Ah, the Internet is a wonderful thing, isn't it? I was just reading someone talk about how real improvisation experts don't really like Thank God You're Here (the alleged improv show from David Grier and David Foley) which led to a link from an improvisation expert explaining why he didn't like the show which led to a link on How To Be A Better Improviser.
Now why would I bring that up here on my blog about comic books?
Because the "rules" for improvisation comedy denoted in that last link are ALSO excellent rules for writing in general, and comic books in particular! The basic idea behind/summation of all of these improv rules is to get the ball rolling quickly so that your audience knows what's going on and can follow along as the scene grows organically. Which is exactly what comic book writers should be doing as well!
If you've read a bad comic book -- and I'm sure you have -- what types of problems did it suffer from?

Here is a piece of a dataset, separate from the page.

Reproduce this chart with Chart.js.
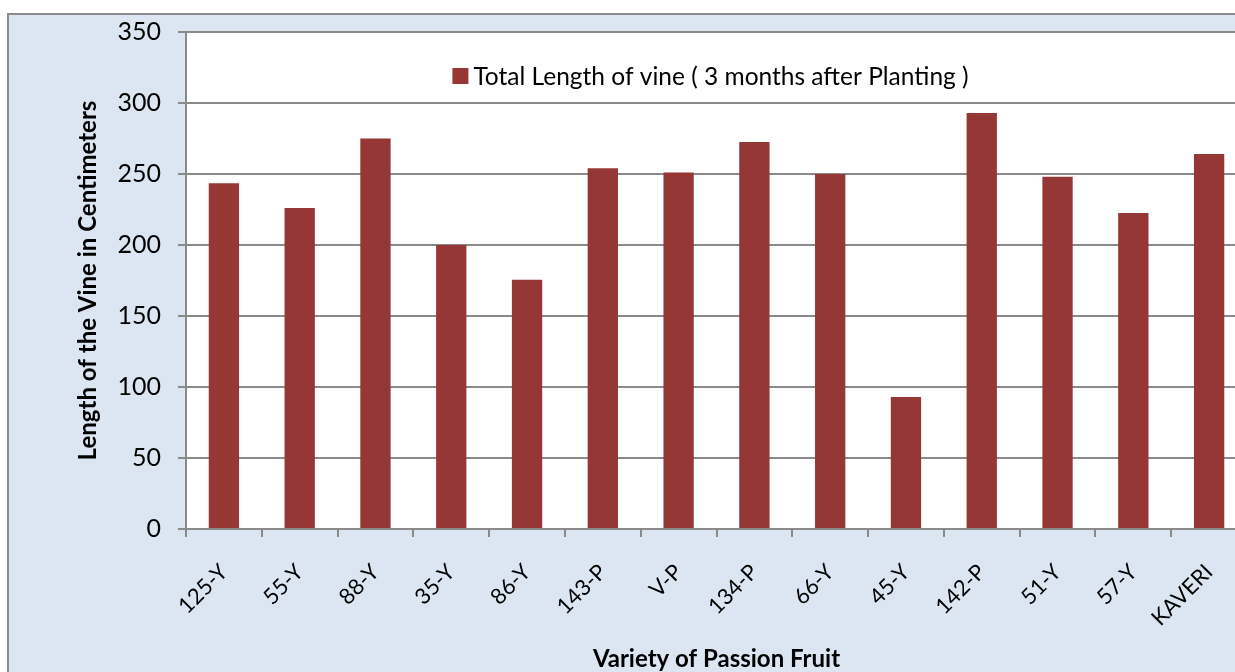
<!DOCTYPE html>
<html>
<head>
<meta charset="utf-8">
<script src="https://cdn.jsdelivr.net/npm/chart.js@4.4.1/dist/chart.umd.min.js"></script>
<style>
  html, body { margin: 0; padding: 0; overflow: hidden; background: #ffffff; }
  #wrap { position: absolute; left: 0; top: 0; width: 1270px; height: 700px; }
</style>
</head>
<body>
<div id="wrap"><canvas id="vineChart" width="1270" height="700"></canvas></div>
<script>
// varieties along the x axis
const varieties = ["125-Y", "55-Y", "88-Y", "35-Y", "86-Y", "143-P", "V-P",
                   "134-P", "66-Y", "45-Y", "142-P", "51-Y", "57-Y", "KAVERI"];

// total vine length (cm), 3 months after planting
const vineLength = [243.5, 226, 275, 200, 175.5, 254, 251, 272.5, 250, 93, 293, 248, 222.5, 264];

const seriesLabel = "Total Length of vine ( 3 months after Planting )";
const yTicks = [0, 50, 100, 150, 200, 250, 300, 350];

const barColor = "#953735";
const gridColor = "#8a8a8a";
const fontFamily = "Lato, 'Liberation Sans', sans-serif";

// light blue panel with grey frame, white plot area
const panelBackground = {
    id: "panelBackground",
    beforeDraw(chart) {
        const ctx = chart.ctx;
        const area = chart.chartArea;
        ctx.save();
        ctx.fillStyle = "#ffffff";
        ctx.fillRect(0, 0, chart.width, chart.height);
        ctx.fillStyle = "#dce6f2";
        ctx.fillRect(8, 14, chart.width - 8, chart.height - 14);
        ctx.strokeStyle = "#8c8c8c";
        ctx.lineWidth = 2;
        ctx.beginPath();
        ctx.moveTo(8, chart.height);
        ctx.lineTo(8, 14);
        ctx.lineTo(chart.width, 14);
        ctx.stroke();
        ctx.fillStyle = "#ffffff";
        ctx.fillRect(area.left, area.top, area.right - area.left, area.bottom - area.top);
        ctx.restore();
    }
};

// legend drawn inside the plot area, centred near the top
const innerLegend = {
    id: "innerLegend",
    afterDraw(chart) {
        const ctx = chart.ctx;
        const area = chart.chartArea;
        const ds = chart.data.datasets[0];
        ctx.save();
        ctx.font = "24.5px " + fontFamily;
        const textW = ctx.measureText(ds.label).width;
        const box = 16, gap = 5;
        const total = box + gap + textW;
        const x0 = (area.left + area.right) / 2 - total / 2 - 6;
        const cy = area.top + 44;
        ctx.fillStyle = ds.backgroundColor;
        ctx.fillRect(x0, cy - box / 2, box, box);
        ctx.fillStyle = "#000000";
        ctx.textBaseline = "middle";
        ctx.textAlign = "left";
        ctx.fillText(ds.label, x0 + box + gap, cy + 1);
        ctx.restore();
    }
};

const ctx = document.getElementById("vineChart").getContext("2d");

new Chart(ctx, {
    type: "bar",
    data: {
        labels: varieties,
        datasets: [{
            label: seriesLabel,
            data: vineLength,
            backgroundColor: barColor,
            borderWidth: 0,
            barPercentage: 0.4,
            categoryPercentage: 1.0
        }]
    },
    options: {
        responsive: false,
        animation: false,
        layout: {
            padding: { left: 0, top: 31, right: 23, bottom: 0 }
        },
        plugins: {
            legend: { display: false },
            tooltip: { enabled: false }
        },
        scales: {
            x: {
                afterFit(scale) { scale.height = 171; },
                grid: {
                    offset: true,
                    drawOnChartArea: false,
                    color: gridColor,
                    lineWidth: 2,
                    tickLength: 8
                },
                border: { color: gridColor, width: 2 },
                ticks: {
                    autoSkip: false,
                    maxRotation: 45,
                    minRotation: 45,
                    padding: 22,
                    color: "#000000",
                    font: { family: fontFamily, size: 22 }
                },
                title: {
                    display: true,
                    text: "Variety of Passion Fruit",
                    color: "#000000",
                    font: { family: fontFamily, size: 24, weight: "bold" },
                    padding: { top: 26, bottom: 26 }
                }
            },
            y: {
                min: 0,
                max: 350,
                afterFit(scale) { scale.width = 186; },
                afterBuildTicks(scale) {
                    scale.ticks = yTicks.map(v => ({ value: v }));
                },
                grid: {
                    color: gridColor,
                    lineWidth: 2,
                    tickLength: 8
                },
                border: { color: gridColor, width: 2 },
                ticks: {
                    padding: 17,
                    color: "#000000",
                    font: { family: fontFamily, size: 25 }
                },
                title: {
                    display: true,
                    text: "Length of the Vine in Centimeters",
                    color: "#000000",
                    font: { family: fontFamily, size: 24, weight: "bold" },
                    padding: { top: 74, bottom: 0 }
                }
            }
        }
    },
    plugins: [panelBackground, innerLegend]
});
</script>
</body>
</html>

Aside from possible problems with the artwork end of things, it was likely either because A) the story, or at least parts of it, didn't make sense; B) characters were not identified well or didn't serve a useful purpose in the story; and/or C) nothing significant happened. Go back and pull out the worst issue in your collection, and see if it wouldn't have been immensely helped if the author had followed those rules of improv.
And, of course, the over-arching rule of everything is what I've been tacitly implying: don't overly compartmentalize your learning. Don't focus on writing comic books; take everything you've ever learned and apply it to your writing in general. Being able to do that is what separates an Alan Moore from... well, anyone else who doesn't write that well!